* Exercise aim *
Exactly and only the lines from the one containing "Convert this chart to Plotly code." through the one containing "ca_err = [0.0127, 0.014, 0.012]" belong in your copy. Pictures do not.

* Excerpted data *
+ + + + +

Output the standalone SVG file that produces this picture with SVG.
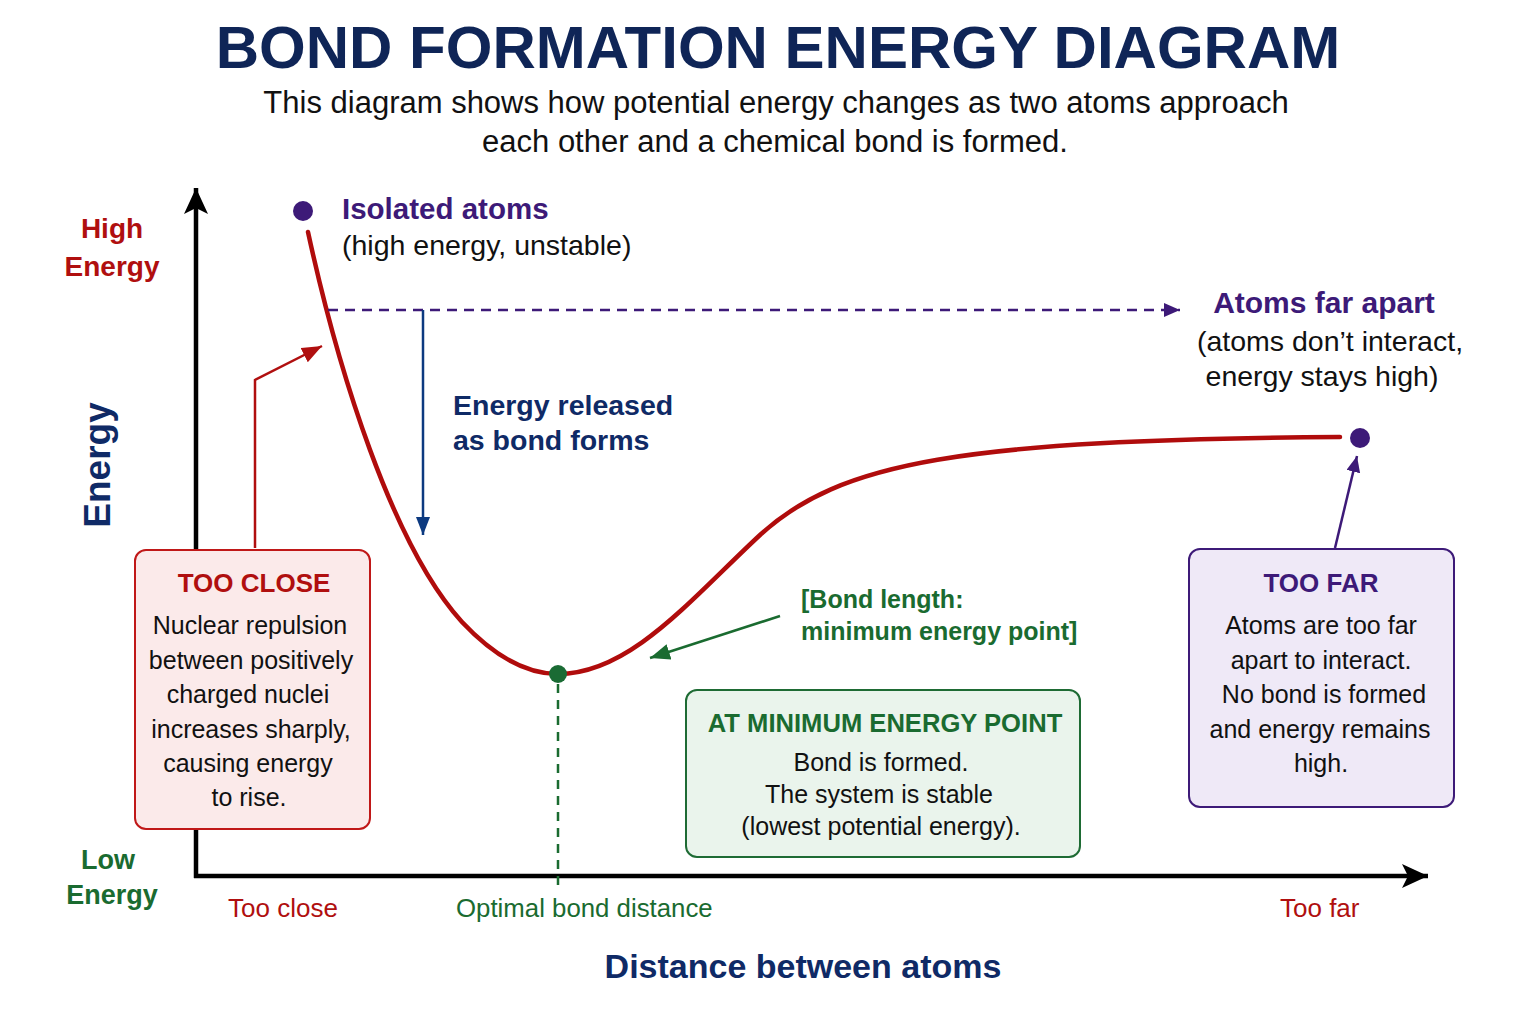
<svg xmlns="http://www.w3.org/2000/svg" width="1536" height="1024" viewBox="0 0 1536 1024">
<style>
  text { font-family: "Liberation Sans", Arial, sans-serif; }
  .title { font-size: 60px; font-weight: bold; fill: #0f2557; text-anchor: middle; }
  .sub { font-size: 31px; fill: #111; text-anchor: middle; }
  .body { font-size: 25px; fill: #111; text-anchor: middle; }
  .bodyL { font-size: 28.5px; fill: #111; }
  .red { fill: #b00f0f; }
  .green { fill: #1a6b30; }
  .purple { fill: #3d1a78; }
  .navy { fill: #0f2a66; }
  .b { font-weight: bold; }
  .mid { text-anchor: middle; }
</style>
<defs>
  <marker id="ahBlack" markerUnits="userSpaceOnUse" markerWidth="30" markerHeight="30" refX="26" refY="12" orient="auto">
    <path d="M0,0 L26,12 L0,24 L6,12 Z" fill="#000"/>
  </marker>
  <marker id="ahRed" markerUnits="userSpaceOnUse" markerWidth="24" markerHeight="24" refX="20" refY="8" orient="auto">
    <path d="M0,0 L20,8 L0,16 Z" fill="#b00f0f"/>
  </marker>
  <marker id="ahPurple" markerUnits="userSpaceOnUse" markerWidth="24" markerHeight="24" refX="16" refY="7" orient="auto">
    <path d="M0,0 L16,7 L0,14 Z" fill="#3d1a78"/>
  </marker>
  <marker id="ahBlue" markerUnits="userSpaceOnUse" markerWidth="24" markerHeight="24" refX="18" refY="7" orient="auto">
    <path d="M0,0 L18,7 L0,14 Z" fill="#0d3a80"/>
  </marker>
  <marker id="ahGreen" markerUnits="userSpaceOnUse" markerWidth="26" markerHeight="26" refX="20" refY="8" orient="auto">
    <path d="M0,0 L20,8 L0,16 Z" fill="#1a6b30"/>
  </marker>
</defs>
<rect width="1536" height="1024" fill="#ffffff"/>

<g id="title">
  <text class="title" x="778" y="68">BOND FORMATION ENERGY DIAGRAM</text>
  <text class="sub" x="776" y="113">This diagram shows how potential energy changes as two atoms approach</text>
  <text class="sub" x="775" y="152">each other and a chemical bond is formed.</text>
</g>

<g id="axes">
  <line x1="196" y1="878" x2="196" y2="188" stroke="#000" stroke-width="4.5" marker-end="url(#ahBlack)"/>
  <line x1="194" y1="876" x2="1428" y2="876" stroke="#000" stroke-width="4.5" marker-end="url(#ahBlack)"/>
  <text class="red b mid" x="112" y="238" font-size="28">High</text>
  <text class="red b mid" x="112" y="276" font-size="28">Energy</text>
  <text class="navy b mid" x="0" y="0" font-size="37" transform="translate(110,465) rotate(-90)">Energy</text>
  <text class="green b mid" x="108" y="869" font-size="27">Low</text>
  <text class="green b mid" x="112" y="904" font-size="27">Energy</text>
  <text class="red" x="228" y="917" font-size="26">Too close</text>
  <text class="green" x="456" y="917" font-size="25.8">Optimal bond distance</text>
  <text class="red" x="1280" y="917" font-size="26">Too far</text>
  <text class="navy b mid" x="803" y="978" font-size="34">Distance between atoms</text>
</g>

<g id="curve">
  <path d="M308,232 C338,370 392,545 462,622 C494,656 526,674 558,674 C630,674 690,600 760,535 C840,462 960,440 1340,437" fill="none" stroke="#b00c0c" stroke-width="4.5" stroke-linecap="round"/>
</g>

<g id="connectors">
  <line x1="328" y1="310" x2="1180" y2="310" stroke="#3d1a78" stroke-width="2.5" stroke-dasharray="10,7" marker-end="url(#ahPurple)"/>
  <line x1="423" y1="310" x2="423" y2="535" stroke="#0d3a80" stroke-width="2.5" marker-end="url(#ahBlue)"/>
  <polyline points="255,548 255,380 322,346" fill="none" stroke="#b00f0f" stroke-width="2.5" marker-end="url(#ahRed)"/>
  <line x1="1335" y1="548" x2="1357" y2="456" stroke="#3d1a78" stroke-width="2.5" marker-end="url(#ahPurple)"/>
  <line x1="780" y1="616" x2="650" y2="658" stroke="#1a6b30" stroke-width="2.5" marker-end="url(#ahGreen)"/>
  <line x1="558" y1="684" x2="558" y2="886" stroke="#1a6b30" stroke-width="2.5" stroke-dasharray="9,7"/>
</g>

<g id="isolated-atoms">
  <circle cx="303" cy="211" r="10" fill="#3d1a78"/>
  <text class="purple b" x="342" y="219" font-size="29.5">Isolated atoms</text>
  <text class="bodyL" x="342" y="255">(high energy, unstable)</text>
</g>

<g id="energy-released">
  <text class="navy b" x="453" y="415" font-size="28.5">Energy released</text>
  <text class="navy b" x="453" y="450" font-size="28.5">as bond forms</text>
</g>

<g id="atoms-far-apart">
  <text class="purple b mid" x="1324" y="313" font-size="30">Atoms far apart</text>
  <text class="bodyL mid" x="1330" y="351">(atoms don’t interact,</text>
  <text class="bodyL mid" x="1322" y="386">energy stays high)</text>
  <circle cx="1360" cy="438" r="10" fill="#3d1a78"/>
</g>

<g id="minimum-point">
  <circle cx="558" cy="674" r="9" fill="#1a6b34"/>
  <text class="green b" x="801" y="608" font-size="25">[Bond length:</text>
  <text class="green b" x="801" y="640" font-size="25">minimum energy point]</text>
</g>

<g id="too-close-box">
  <rect x="135" y="550" width="235" height="279" rx="11" fill="#fbeaea" stroke="#c01818" stroke-width="2"/>
  <text class="red b mid" x="254" y="592" font-size="26">TOO CLOSE</text>
  <text class="body" x="250" y="634">Nuclear repulsion</text>
  <text class="body" x="251" y="669">between positively</text>
  <text class="body" x="248" y="703">charged nuclei</text>
  <text class="body" x="251" y="738">increases sharply,</text>
  <text class="body" x="248" y="772">causing energy</text>
  <text class="body" x="249" y="806">to rise.</text>
</g>

<g id="too-far-box">
  <rect x="1189" y="549" width="265" height="258" rx="11" fill="#efe9f7" stroke="#3d1a78" stroke-width="2"/>
  <text class="purple b mid" x="1321" y="592" font-size="26">TOO FAR</text>
  <text class="body" x="1321" y="634">Atoms are too far</text>
  <text class="body" x="1321" y="669">apart to interact.</text>
  <text class="body" x="1324" y="703">No bond is formed</text>
  <text class="body" x="1320" y="738">and energy remains</text>
  <text class="body" x="1321" y="772">high.</text>
</g>

<g id="minimum-box">
  <rect x="686" y="690" width="394" height="167" rx="11" fill="#eaf4ec" stroke="#1e6b34" stroke-width="2"/>
  <text class="green b mid" x="885" y="732" font-size="25.6">AT MINIMUM ENERGY POINT</text>
  <text class="body" x="881" y="771" font-size="26">Bond is formed.</text>
  <text class="body" x="879" y="803" font-size="26">The system is stable</text>
  <text class="body" x="881" y="835" font-size="26">(lowest potential energy).</text>
</g>
</svg>
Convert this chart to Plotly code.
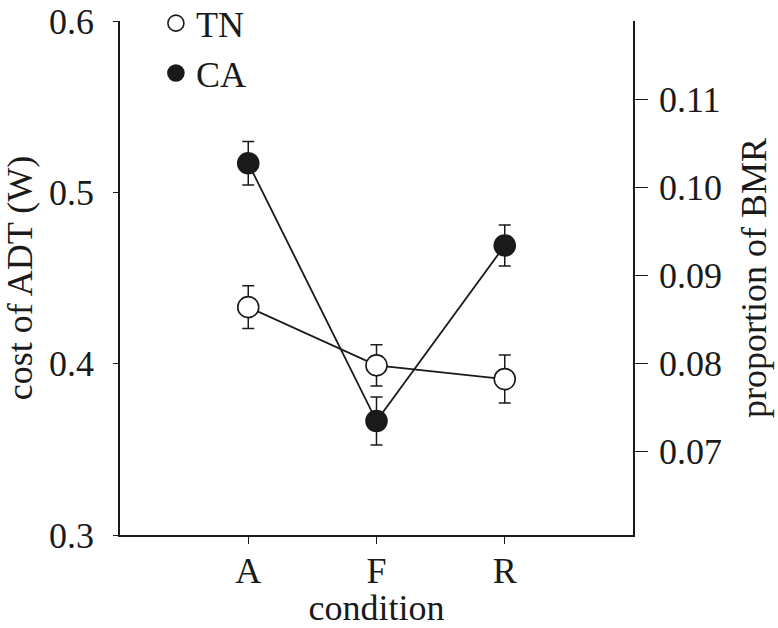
import plotly.graph_objects as go

FONT = "Liberation Serif"
INK = "#1a1a1a"

conditions = ["A", "F", "R"]
tn_cost = [0.433, 0.399, 0.391]
tn_err = [0.0125, 0.012, 0.014]
ca_cost = [0.517, 0.3665, 0.469]
ca_err = [0.0127, 0.014, 0.012]

left_ticks = [0.3, 0.4, 0.5, 0.6]
right_ticks = [0.07, 0.08, 0.09, 0.10, 0.11]
right_range = [0.0605, 0.1189]

x_idx = list(range(len(conditions)))

fig = go.Figure()

# connecting lines first so the markers sit on top
fig.add_trace(go.Scatter(x=x_idx, y=tn_cost, mode="lines", showlegend=False,
                         line=dict(color=INK, width=1.8), hoverinfo="skip"))
fig.add_trace(go.Scatter(x=x_idx, y=ca_cost, mode="lines", showlegend=False,
                         line=dict(color=INK, width=1.8), hoverinfo="skip"))

fig.add_trace(go.Scatter(
    x=x_idx, y=tn_cost, mode="markers", name="TN", legendgroup="tn",
    error_y=dict(type="data", array=tn_err, color=INK, thickness=1.5, width=6),
    marker=dict(symbol="circle", size=21, color="white",
                line=dict(color=INK, width=1.6))))
fig.add_trace(go.Scatter(
    x=x_idx, y=ca_cost, mode="markers", name="CA", legendgroup="ca",
    error_y=dict(type="data", array=ca_err, color=INK, thickness=1.5, width=6),
    marker=dict(symbol="circle", size=21, color=INK,
                line=dict(color=INK, width=1.6))))

# empty trace so the right-hand (proportion of BMR) axis gets drawn
fig.add_trace(go.Scatter(x=[], y=[], yaxis="y2", showlegend=False,
                         hoverinfo="skip"))

FS = 36
tick_font = dict(family=FONT, size=FS, color=INK)
title_font = dict(family=FONT, size=FS, color=INK)

fig.update_layout(
    width=778, height=628,
    margin=dict(l=120, r=145, t=21, b=93, autoexpand=False),
    paper_bgcolor="white", plot_bgcolor="white",
    font=dict(family=FONT, size=FS, color=INK),
    showlegend=True,
    legend=dict(x=0.07, y=1.054, xanchor="left", yanchor="top",
                bgcolor="rgba(0,0,0,0)", traceorder="grouped",
                tracegroupgap=0, font=dict(size=FS, family=FONT)),
    xaxis=dict(range=[-1, 3], tickvals=x_idx, ticktext=conditions,
               tickfont=tick_font,
               showgrid=False, zeroline=False, showline=True,
               linecolor=INK, linewidth=1.5, ticks="outside", ticklen=7,
               tickwidth=1.3, tickcolor=INK, ticklabelstandoff=-4,
               title=dict(text="condition", standoff=2, font=title_font)),
    yaxis=dict(range=[0.3, 0.6], tickvals=left_ticks,
               ticktext=[f"{v:.1f}" for v in left_ticks],
               tickfont=tick_font, ticklabeloverflow="allow",
               showgrid=False, zeroline=False, showline=True,
               linecolor=INK, linewidth=1.5, ticks="outside", ticklen=5,
               tickwidth=1.3, tickcolor=INK, ticklabelstandoff=12,
               title=dict(text="cost of ADT (W)", standoff=26,
                          font=title_font)),
    yaxis2=dict(range=right_range, overlaying="y", side="right", anchor="x",
                tickvals=right_ticks,
                ticktext=[f"{v:.2f}" for v in right_ticks],
                tickfont=tick_font, ticklabeloverflow="allow",
                showgrid=False, zeroline=False, showline=True,
                linecolor=INK, linewidth=1.5, ticks="outside", ticklen=13,
                tickwidth=1.3, tickcolor=INK, ticklabelstandoff=4,
                title=dict(text="proportion of BMR", standoff=20,
                           font=title_font)),
)

# drop the default 8px page margin so the figure fills the window exactly
fig.write_html("out.html", config={"displayModeBar": False},
               post_script="document.body.style.margin='0';")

+ + + + +

* Task output *
Convert this chart to Plotly code.
import plotly.graph_objects as go

FONT = "Liberation Serif"
INK = "#1a1a1a"

conditions = ["A", "F", "R"]
tn_cost = [0.433, 0.399, 0.391]
tn_err = [0.0125, 0.012, 0.014]
ca_cost = [0.517, 0.3665, 0.469]
ca_err = [0.0127, 0.014, 0.012]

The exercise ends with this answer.